3. Apply strategic mitigations to justify a lower local air density rating, such as:

   • Operating in a restricted time window when fewer manned aircraft are present.

   • Using airspace segregation or pre-coordination with ATC/ANSP.

   • Providing traffic studies, radar data, or operational assessments to validate reduced encounter rates.

4. Submit evidence to the Competent Authority for approval of the adjusted ARC level.

What If Strategic Mitigations Are Not Sufficient?

If strategic mitigations alone do not sufficiently reduce the ARC, operators will need to apply tactical mitigations (Step 6), such as:

• Detect and Avoid (DAA) systems.

• UTM-based conflict resolution tools.

• Real-time pilot intervention measures.

  
  

Conclusion

Step 5 of the SORA process helps operators implement strategic mitigations to proactively manage air risks before flight. By applying operational restrictions and common airspace structures, operators can potentially lower the required safety measures in subsequent steps.

At AirHub Consultancy, we specialize in risk assessments, airspace integration, and strategic planning for enterprise drone operations. Our AirHub Drone Operations Platform provides tools to analyze operational airspaces, manage air risk, and ensure compliance with SORA.

Stay tuned for our next blog, where we explore Step 6 of SORA: Tactical Mitigations and Detect & Avoid Requirements!

Need help with your SORA application? Contact AirHub Consultancy for expert guidance on navigating the SORA process and ensuring compliance with UAS regulations.

As drone operations expand into more complex environments, ensuring safety becomes paramount—especially for Beyond Visual Line of Sight (BVLOS) and urban operations.

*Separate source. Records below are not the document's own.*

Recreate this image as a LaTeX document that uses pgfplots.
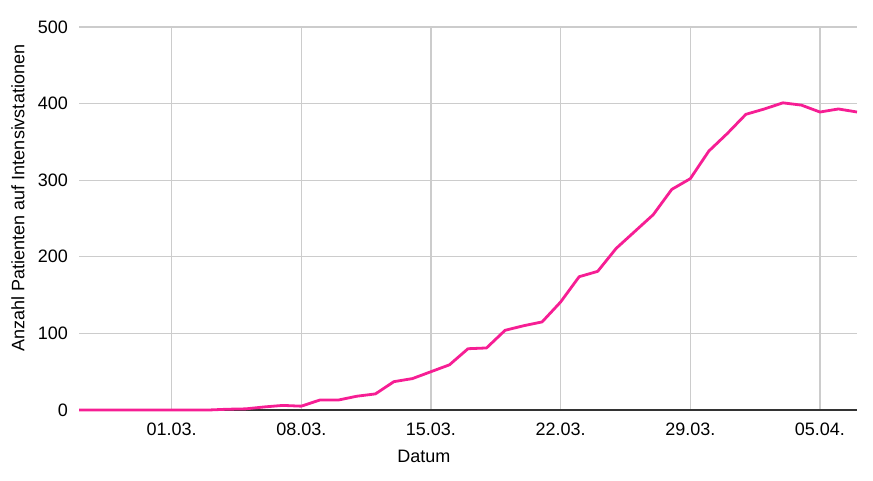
\documentclass[border=0pt]{standalone}
\usepackage{fontspec}
\setmainfont{Liberation Sans}
\usepackage{pgfplots}
\pgfplotsset{compat=1.18}
\definecolor{linepink}{RGB}{246,30,148}
\definecolor{gridgray}{RGB}{204,204,204}
\definecolor{axisdark}{RGB}{51,51,51}
\begin{document}
\fontsize{18}{21}\selectfont
\begin{tikzpicture}
\useasboundingbox (0,0) rectangle (873pt,480pt);
\begin{axis}[
  at={(79pt,70pt)}, anchor=south west,
  scale only axis, width=778pt, height=383pt,
  xmin=-5, xmax=37, ymin=0, ymax=500,
  axis x line*=bottom, axis y line*=left,
  y axis line style={draw=none},
  x axis line style={draw=axisdark, line width=1.4pt, -},
  major tick length=0pt,
  xtick={0,7,14,21,28,35},
  xticklabels={01.03.,08.03.,15.03.,22.03.,29.03.,05.04.},
  ytick={0,100,200,300,400,500},
  grid=major,
  major grid style={draw=gridgray, line width=1.2pt},
  /pgf/number format/assume math mode=true,
  tick label style={font=\fontsize{18}{21}\selectfont},
  xticklabel style={yshift=-7pt},
  yticklabel style={xshift=-5pt},
  xlabel={Datum},
  ylabel={Anzahl Patienten auf Intensivstationen},
  label style={font=\fontsize{18}{21}\selectfont},
  xlabel style={at={(axis description cs:0.4434,-0.120)}, anchor=center},
  ylabel style={at={(axis description cs:-0.0784,0.5535)}, anchor=center},
  clip=false,
]
\addplot[color=linepink, line width=2.8pt, line join=round, mark=none] coordinates {
(-5,0) (-4,0) (-3,0) (-2,0) (-1,0) (0,0) (1,0) (2,0) (3,1) (4,1.5)
(5,4) (6,6) (7,5) (8,13) (9,13) (10,18) (11,21) (12,37) (13,41) (14,50)
(15,59) (16,80) (17,81) (18,104) (19,110) (20,115) (21,141) (22,174) (23,181) (24,211)
(25,233) (26,255) (27,288) (28,302) (29,338) (30,361) (31,386) (32,393) (33,401) (34,398)
(35,389) (36,393) (37,389)
};
\end{axis}
\end{tikzpicture}
\end{document}
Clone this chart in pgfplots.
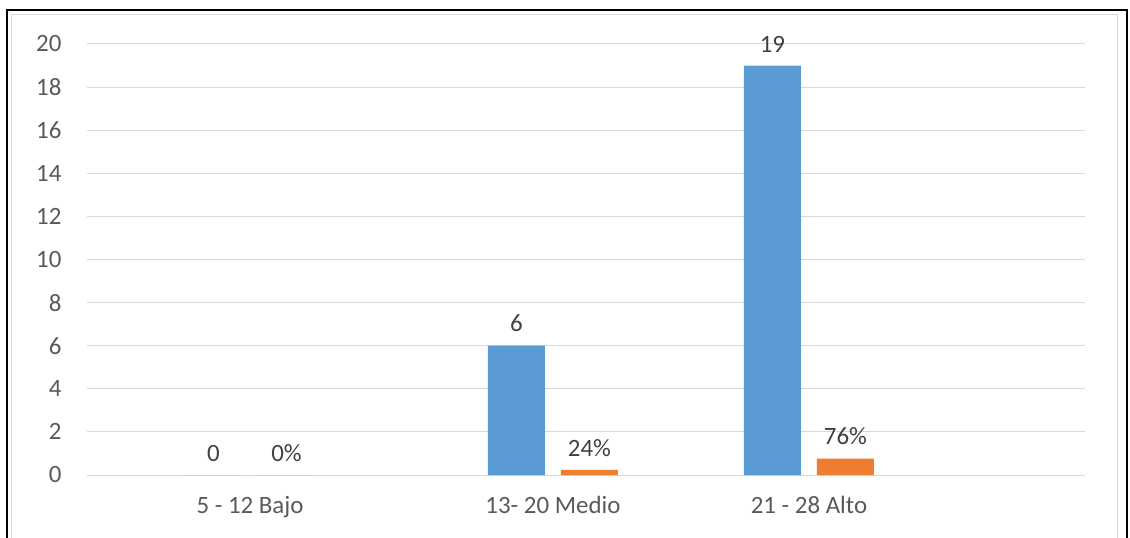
\documentclass[border=0pt]{standalone}
\usepackage{pgfplots}
\pgfplotsset{compat=1.18}
\usepackage{fontspec}
\setmainfont{Carlito}
\definecolor{xblue}{HTML}{5B9BD5}
\definecolor{xorange}{HTML}{ED7D31}
\definecolor{xgrid}{HTML}{D9D9D9}
\definecolor{xtext}{HTML}{595959}
\definecolor{xlab}{HTML}{404040}
\begin{document}
\begin{tikzpicture}
\path[use as bounding box] (-87bp,-63bp) rectangle (1043bp,475bp);
\draw[xgrid, line width=1bp] (-75bp,-70bp) -- (-75bp,460bp) -- (1030bp,460bp) -- (1030bp,-70bp);
\draw[black, line width=2.5bp] (-80bp,-70bp) -- (-80bp,465bp) -- (1040bp,465bp) -- (1040bp,-70bp);
\begin{axis}[
  at={(0,0)}, anchor=south west,
  scale only axis, width=998bp, height=431bp,
  xmin=-0.538, xmax=2.756, ymin=0, ymax=20,
  axis line style={draw=none},
  ybar=16bp, bar width=57bp,
  ytick={0,2,...,20},
  xtick={0,1,1.845},
  xticklabels={5 - 12 Bajo, 13- 20 Medio, 21 - 28 Alto},
  ymajorgrids, grid style={xgrid, line width=1bp},
  major tick length=0pt,
  tick style={draw=none},
  tick label style={font=\fontsize{25}{29}\selectfont, text=xtext},
  /pgf/number format/assume math mode=true,
  xticklabel style={yshift=-18bp},
  yticklabel style={xshift=-22bp},
  nodes near coords style={font=\fontsize{25}{29}\selectfont, text=xlab, anchor=south, yshift=10bp},
  clip=false,
]
\addplot[fill=xblue, draw=none, nodes near coords] table[x=x, y=y] {
x y
0 0
1 6
1.845 19
};
\addplot[fill=xorange, draw=none, nodes near coords, point meta=explicit symbolic] table[x=x, y=y, meta=lab] {
x y lab
0 0 0\%
1 0.24 24\%
1.845 0.76 76\%
};
\end{axis}
\end{tikzpicture}
\end{document}
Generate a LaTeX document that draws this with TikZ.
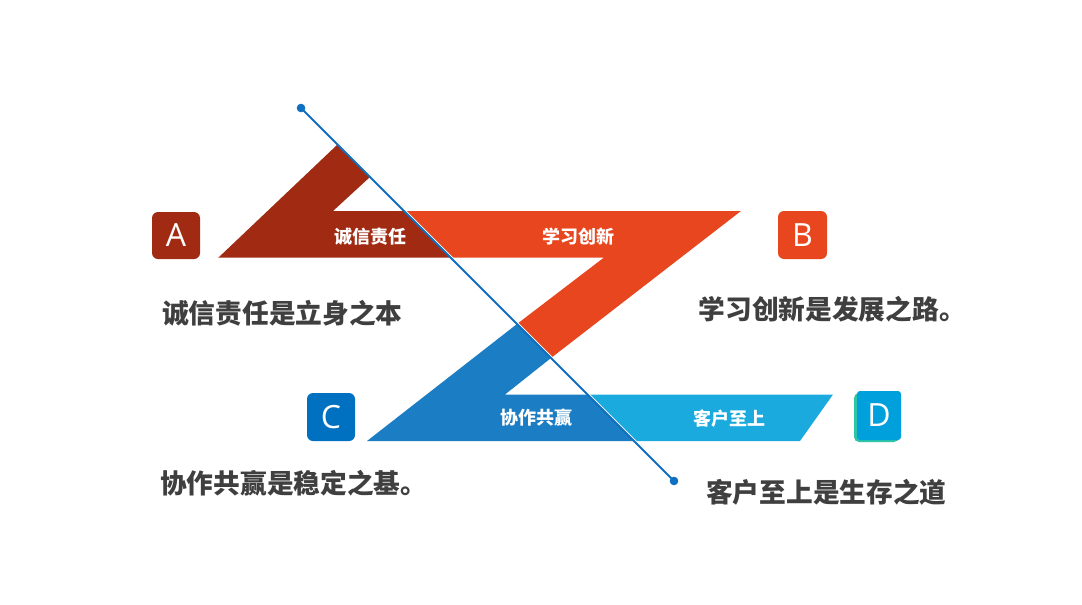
\documentclass[tikz,border=0pt]{standalone}
\usepackage{fontspec}
\newfontfamily\cjk{Noto Sans CJK SC}
\newfontfamily\latinf{Open Sans}
\definecolor{cRed}{HTML}{A02B12}
\definecolor{cOrange}{HTML}{E8461F}
\definecolor{cBlue}{HTML}{1B7DC4}
\definecolor{cLight}{HTML}{1BAADD}
\definecolor{cLine}{HTML}{0F6FC0}
\definecolor{cText}{HTML}{3F3F3F}
\definecolor{cCbox}{HTML}{0070C0}
\definecolor{cDbox}{HTML}{00A0DC}
\definecolor{cTeal}{HTML}{2EC4A6}
\begin{document}
\begin{tikzpicture}[x=1pt,y=-1pt,
  barlabel/.style={text=white,font=\cjk\bfseries\fontsize{18}{18}\selectfont,inner sep=0pt},
  desc/.style={text=cText,font=\cjk\bfseries\fontsize{26.7}{26.7}\selectfont,inner sep=0pt,anchor=west},
  letter/.style={text=white,font=\latinf\fontsize{32}{32}\selectfont,inner sep=0pt},
  endpt/.style={circle,inner sep=0pt,minimum size=8pt}]
\useasboundingbox (0,0) rectangle (1082,605);
\fill[white] (0,0) rectangle (1082,605);
% Z shape pieces
\fill[cRed] (218,258) -- (337,145) -- (370,177) -- (333,211) -- (404,211) -- (450.5,257.5) -- (218,257.5) -- cycle;
\fill[cOrange] (404,211) -- (741,211) -- (551,358) -- (517,324) -- (604,257.5) -- (450.5,257.5) -- cycle;
\fill[cBlue] (517,324) -- (551,358) -- (505,394.5) -- (587.5,394.5) -- (634,441) -- (367,441) -- cycle;
\fill[cLight] (587.5,394.5) -- (833,394.5) -- (800,441) -- (634,441) -- cycle;
% letter boxes
\fill[cRed,rounded corners=6pt] (152,212) rectangle (200,259);
\node[letter] (la) at (176,235.5) {A};
\fill[cOrange,rounded corners=6pt] (778,211) rectangle (827,259);
\node[letter] (lb) at (802.5,235) {B};
\fill[cCbox,rounded corners=6pt] (307,393) rectangle (355,441);
\node[letter] (lc) at (331,417) {C};
\fill[cTeal,rounded corners=5pt] (854,393) rectangle (899,442);
\fill[cDbox,rounded corners=3pt] (857,391) rectangle (901,440);
\node[letter] (ld) at (879,415.5) {D};
% bar labels
\node[barlabel] (b1) at (370,236.5) {诚信责任};
\node[barlabel] (b2) at (578,236.5) {学习创新};
\node[barlabel] (b3) at (536.5,418) {协作共赢};
\node[barlabel] (b4) at (729.5,419) {客户至上};
% descriptions
\node[desc] (d1) at (162,313) {诚信责任是立身之本};
\node[desc] (d2) at (698.5,309.5) {学习创新是发展之路。};
\node[desc] (d3) at (160,483) {协作共赢是稳定之基。};
\node[desc] (d4) at (706,492.5) {客户至上是生存之道};
% diagonal line
\node[endpt] (p1) at (301,108) {};
\node[endpt] (p2) at (674,481) {};
\draw[white,line width=1.6pt,transform canvas={xshift=1.6pt}] (p1.center) -- (p2.center);
\draw[cLine,line width=2pt] (p1.center) -- (p2.center);
\fill[cLine] (p1.center) circle[radius=4.3pt];
\fill[cLine] (p2.center) circle[radius=4.3pt];
\end{tikzpicture}
\end{document}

Two technical measures stand out in enhancing operational safety and enabling regulatory compliance: parachute systems and Flight Termination Systems (FTS).

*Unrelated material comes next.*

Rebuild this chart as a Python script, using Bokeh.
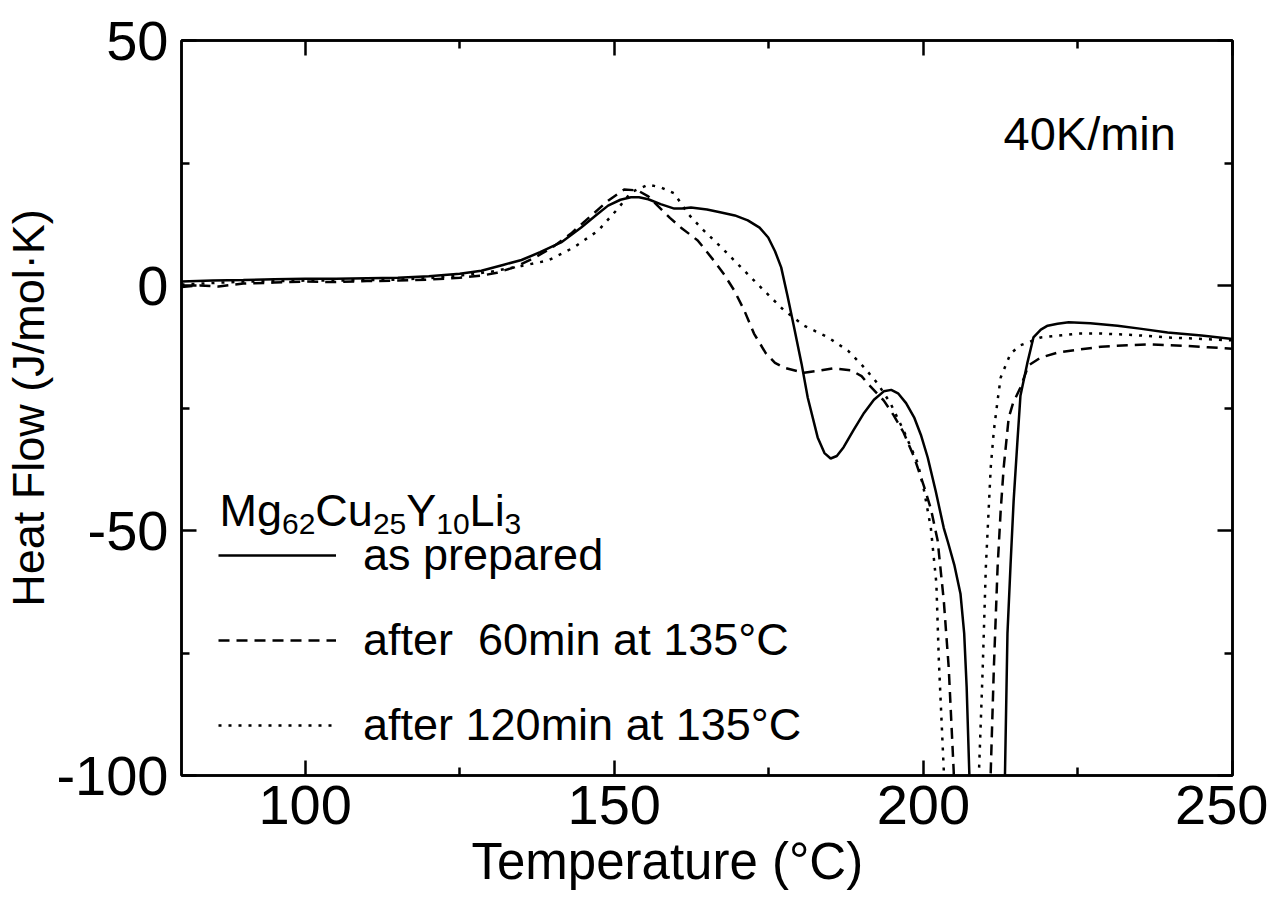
from bokeh.plotting import figure
from bokeh.models import (Range1d, FixedTicker, LinearAxis, Label, Legend, LegendItem, Title,
                          CustomLabelingPolicy)
from bokeh.embed import file_html
from bokeh.resources import INLINE

FONT = "Liberation Sans"

# ---- data ----
T_prep = [80, 85, 90, 95, 100, 105, 110, 115, 120, 125, 128.5, 132, 135, 138, 141.4, 144.6, 147, 149, 151,
          152.7, 154, 155.5, 157.5, 159.7, 161, 162.4, 165, 167.3, 169.5, 171.6, 173.5, 174.9, 176, 177, 178,
          179.1, 180.3, 181.3, 182.9, 184, 185, 186, 187.1, 188.7, 190.4, 192, 193.6, 194.8, 195.9, 197.2,
          198.5, 199.6, 200.7, 202, 203.3, 204, 205, 206, 206.6, 207, 207.4, 208, 209, 210.5, 212, 213.2,
          213.6, 214.1, 214.6, 215.2, 215.7, 216.8, 217.8, 219, 220.1, 221.7, 223.5, 227, 231.4, 235, 239.5,
          245, 250]
HF_prep = [0.8, 1.0, 1.1, 1.3, 1.4, 1.4, 1.5, 1.6, 1.9, 2.4, 3.0, 4.2, 5.2, 6.8, 8.8, 11.8, 14.3, 16.3, 17.5,
           18.0, 18.0, 17.6, 16.6, 15.7, 15.7, 15.9, 15.5, 14.9, 14.3, 13.3, 11.8, 9.8, 7.0, 3.7, -2.0,
           -8.6, -16.0, -22.9, -31.0, -34.2, -35.3, -34.8, -33.0, -29.5, -26.0, -23.3, -21.6, -21.3, -22.0, -24.0,
           -26.9, -30.5, -35.1, -42.0, -49.5, -52.5, -57.0, -62.9, -71.0, -82.0, -98.4, -120, -140, -150, -135, -99.6,
           -71.0, -57.0, -43.9, -32.0, -22.5, -15.9, -10.6, -9.0, -8.2, -7.8, -7.5, -7.7, -8.2, -8.8, -9.6,
           -10.2, -10.9]

T_60 = [80, 83, 86, 90, 95, 100, 105, 110, 115, 120, 125, 128.5, 131, 133.8, 137, 140, 143, 146.3, 149,
        151.6, 153.8, 155.5, 157, 159, 160.8, 163.5, 166.1, 167.8, 169.4, 171, 172.6, 174.5, 176, 177.5,
        180.7, 183, 185.5, 188.3, 190, 191, 193.6, 195.2, 196.8, 198.5, 200.1, 201.2, 202.3, 203.3, 204.1,
        204.9, 205.5, 207, 209, 210.3, 210.9, 211.4, 212, 212.5, 213, 213.8, 214.5, 215.7, 217, 219, 221.7,
        225, 228.7, 233, 236.8, 242, 246, 250]
HF_60 = [-0.3, 0.0, -0.2, 0.4, 0.6, 0.8, 0.7, 0.9, 1.0, 1.2, 1.6, 2.0, 2.6, 3.7, 5.6, 7.8, 10.6, 14.3, 17.3,
         19.6, 19.4, 18.2, 16.3, 13.8, 11.8, 9.2, 5.1, 2.2, -1.0, -5.0, -9.8, -13.8, -15.8, -16.8,
         -17.8, -17.4, -16.9, -17.3, -18.5, -20.0, -23.5, -26.5, -30.0, -35.0, -41.0, -45.5, -52.0, -64.3, -78.0,
         -99.0, -125, -145, -145, -125, -99.0, -78.0, -57.6, -46.0, -37.0, -27.0, -24.0, -20.8, -16.3, -14.7, -13.7,
         -13.1, -12.5, -12.2, -12.0, -12.3, -12.6, -12.9]

T_120 = [80, 85, 90, 95, 100, 105, 110, 115, 120, 125, 130, 135, 139.3, 143.5, 147.4, 150.6, 152.7, 155.5,
         157.6, 159.7, 161.9, 164, 167.3, 170.5, 174.2, 177.4, 180.7, 184.6, 187.8, 190.4, 192.6, 194.7,
         196.8, 199.1, 200.1, 201.2, 202.1, 202.5, 203.3, 204, 205.5, 207.5, 208.5, 209, 209.6, 210.1, 210.9,
         211.4, 212, 212.5, 214.1, 215.7, 219, 225, 228.7, 234, 239.5, 245, 250]
HF_120 = [0.2, 0.5, 0.8, 0.9, 1.0, 1.0, 1.1, 1.2, 1.5, 2.0, 2.8, 4.0, 5.1, 7.8, 11.2, 15.7, 19.0, 20.6,
          20.0, 18.8, 14.7, 11.8, 7.8, 3.7, -1.0, -5.0, -8.2, -10.6, -13.3, -16.7, -20.0, -24.1,
          -29.6, -36.3, -41.8, -49.4, -60.8, -76.5, -99.0, -125, -145, -145, -125, -99.0, -78.0, -57.6, -37.0,
          -29.6, -23.5, -18.8, -13.9, -12.2, -10.6, -9.8, -9.8, -10.1, -10.6, -10.9, -11.2]

series_labels = ["as prepared", "after  60min at 135\u00b0C", "after 120min at 135\u00b0C"]
series_dash = ["solid", "11 7", "3 7"]

x_major = [100, 150, 200, 250]
x_minor = [125, 175, 225]
y_major = [-100, -50, 0, 50]
y_minor = [-75, -25, 25]
y_tick_text = ["-100", "-50", "0", "50"]

x_title = "Temperature (\u00b0C)"
y_title = "Heat Flow (J/mol\u00b7K)"
rate_text = "40K/min"
alloy_parts = [("Mg", False), ("62", True), ("Cu", False), ("25", True), ("Y", False), ("10", True),
               ("Li", False), ("3", True)]

# ---- figure ----
p = figure(width=1268, height=895, output_backend="svg", toolbar_location=None,
           x_range=Range1d(80, 250), y_range=Range1d(-100, 50),
           min_border_left=180, min_border_right=36, min_border_top=40, min_border_bottom=120)
p.xgrid.visible = False
p.ygrid.visible = False
p.outline_line_color = "black"
p.outline_line_width = 2.5
p.background_fill_color = "white"
p.border_fill_color = "white"


def style_axis(ax, labels=True):
    ax.axis_line_width = 2.5
    ax.major_tick_line_width = 2.5
    ax.minor_tick_line_width = 2.5
    ax.major_tick_in = 15
    ax.major_tick_out = 0
    ax.minor_tick_in = 8
    ax.minor_tick_out = 0
    ax.major_label_text_font = FONT
    ax.major_label_text_color = "black"
    if labels:
        ax.major_label_text_font_size = "56px"
    else:
        ax.major_label_text_font_size = "1px"
        ax.major_label_policy = CustomLabelingPolicy(code="return []")
        ax.major_label_standoff = 0


p.xaxis.ticker = FixedTicker(ticks=x_major, minor_ticks=x_minor)
p.yaxis.ticker = FixedTicker(ticks=y_major, minor_ticks=y_minor)
style_axis(p.xaxis[0])
style_axis(p.yaxis[0])
p.xaxis.major_label_standoff = 10
p.yaxis.major_label_standoff = 13
p.yaxis.major_label_overrides = dict(zip(y_major, y_tick_text))

top_ax = LinearAxis(ticker=FixedTicker(ticks=x_major, minor_ticks=x_minor))
style_axis(top_ax, labels=False)
p.add_layout(top_ax, "above")
right_ax = LinearAxis(ticker=FixedTicker(ticks=y_major, minor_ticks=y_minor))
style_axis(right_ax, labels=False)
p.add_layout(right_ax, "right")

# axis titles as side-panel titles
p.add_layout(Title(text=x_title, align="left", offset=290, text_font=FONT, text_font_size="51px",
                   text_font_style="normal", text_color="black", standoff=8), "below")
p.add_layout(Title(text=y_title, align="center", text_font=FONT, text_font_size="45px",
                   text_font_style="normal", text_color="black", standoff=0), "left")

r1 = p.line(T_prep, HF_prep, line_color="black", line_width=2.5, line_dash=series_dash[0])
r2 = p.line(T_60, HF_60, line_color="black", line_width=2.5, line_dash=series_dash[1])
r3 = p.line(T_120, HF_120, line_color="black", line_width=2.5, line_dash=series_dash[2])

legend = Legend(items=[LegendItem(label=series_labels[0], renderers=[r1]),
                       LegendItem(label=series_labels[1], renderers=[r2]),
                       LegendItem(label=series_labels[2], renderers=[r3])],
                location=(37, 24), glyph_width=118, glyph_height=30, label_standoff=27,
                label_text_font=FONT, label_text_font_size="45px", spacing=33, padding=0, margin=0,
                border_line_color=None, background_fill_alpha=0, label_text_color="black")
p.add_layout(legend, "center")

p.add_layout(Label(x=822, y=642, x_units="screen", y_units="screen", text=rate_text,
                   text_font=FONT, text_font_size="47px", text_baseline="alphabetic", text_color="black"))

# alloy composition with subscripts
ARIAL_W = {"M": 0.833, "g": 0.556, "C": 0.722, "u": 0.556, "Y": 0.667, "L": 0.556, "i": 0.222,
           "0": 0.556, "1": 0.556, "2": 0.556, "3": 0.556, "5": 0.556, "6": 0.556}
main_size, sub_size = 45, 30
cx = 38.0
base_y = 265
for txt, sub in alloy_parts:
    size = sub_size if sub else main_size
    p.add_layout(Label(x=cx, y=base_y - (13 if sub else 0), x_units="screen", y_units="screen", text=txt,
                       text_font=FONT, text_font_size=f"{size}px", text_baseline="alphabetic",
                       text_color="black"))
    cx += sum(ARIAL_W[c] for c in txt) * size

open("out.html", "w").write(file_html(p, INLINE))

These systems play a key role in risk mitigation strategies under the Specific Operations Risk Assessment (SORA) methodology. In particular, their design and performance are assessed against EASA’s Means of Compliance (MoC) 2511 and MoC 2512, making them critical for obtaining operational authorizations.

Why Parachutes and FTS Matter

When operating over people, in populated areas, or at higher altitudes, the consequences of a system failure or flyaway are significantly higher. Parachutes and FTS are designed to reduce the severity of ground impact or prevent uncontrolled flight by:

• Reducing the kinetic energy at impact (parachutes)

• Halting flight before exiting the operational volume (FTS)

• Enhancing compliance with SORA Operational Safety Objectives (OSOs), particularly those related to containment, impact reduction, and emergency handling

These systems are often used in combination to address the overall risk profile of the mission.

MoC 2511: Parachute Systems

MoC 2511 outlines the compliance criteria for parachute systems used as a mitigation measure under SORA. Key aspects include:

• Deployment reliability: The system must be capable of autonomous deployment in case of emergency or be activated manually/remotely with low latency.

• Kinetic energy limitation: The parachute must limit the impact energy below thresholds established for operations over people or critical infrastructure.

• System testing: MoC 2511 requires documented testing under various scenarios to demonstrate reliability, including multiple deployments.

• Maintenance: Clear guidelines must be in place to check the repack cycle, battery health, and sensor calibration.

Examples of compliant systems include the MOC2511-tested parachutes from companies like Drone Rescue and Parazero, often deployed on DJI platforms and custom drones.

MoC 2512: Flight Termination Systems

MoC 2512 specifies the requirements for FTS used to contain the operation within the defined volume and reduce risk in case of loss of control. Key principles include:

• Fail-safe architecture: The system must have an independent triggering mechanism that can terminate the flight reliably even when the main flight controller fails.

• Secure communication: Commands to terminate flight must be encrypted and tested against interference.

• Termination zone planning: The operation must define areas where the FTS will land the drone in case of activation, and ensure that the impact zone aligns with acceptable ground risk.

FTS is particularly important for operations close to airspace boundaries or critical ground infrastructure, where flyaways can introduce serious risk.

Regulatory Implications in SORA

In the context of SORA:

• Parachutes are considered strategic mitigations under Step 3 (Final Ground Risk Class)

• FTS are considered containment mitigations, helping to fulfill OSOs like:
  
  

  • OSO #12 (Limitation of the effects of the UAS impact)

  • OSO #13 (Ability to terminate the flight)

  • OSO #15 (Design for containment)

Proper documentation, testing evidence, and integration with the operational concept are needed to satisfy the competent authority.

Support Through AirHub

At AirHub, we support drone operators in two ways:

1. Consultancy:

   • Advising on selection and integration of MoC-compliant parachute and FTS systems

   • Supporting the risk assessment and documentation for SORA-based authorizations

   • Assisting in operational testing and validation

2. Software:

   • Mapping operational volumes and termination zones

   • Logging maintenance cycles and system readiness

   • Embedding checklists and SOPs for launch, activation, and emergency use

Conclusion

As the drone ecosystem moves toward routine, scalable BVLOS and urban operations, safety-critical subsystems like parachutes and FTS will be indispensable. Understanding and applying the regulatory framework through MoC 2511 and 2512 not only increases safety but also unlocks operational approvals that would otherwise be out of reach.

By combining technical preparedness with smart tools and regulatory support, operators can ensure their missions are both innovative and compliant.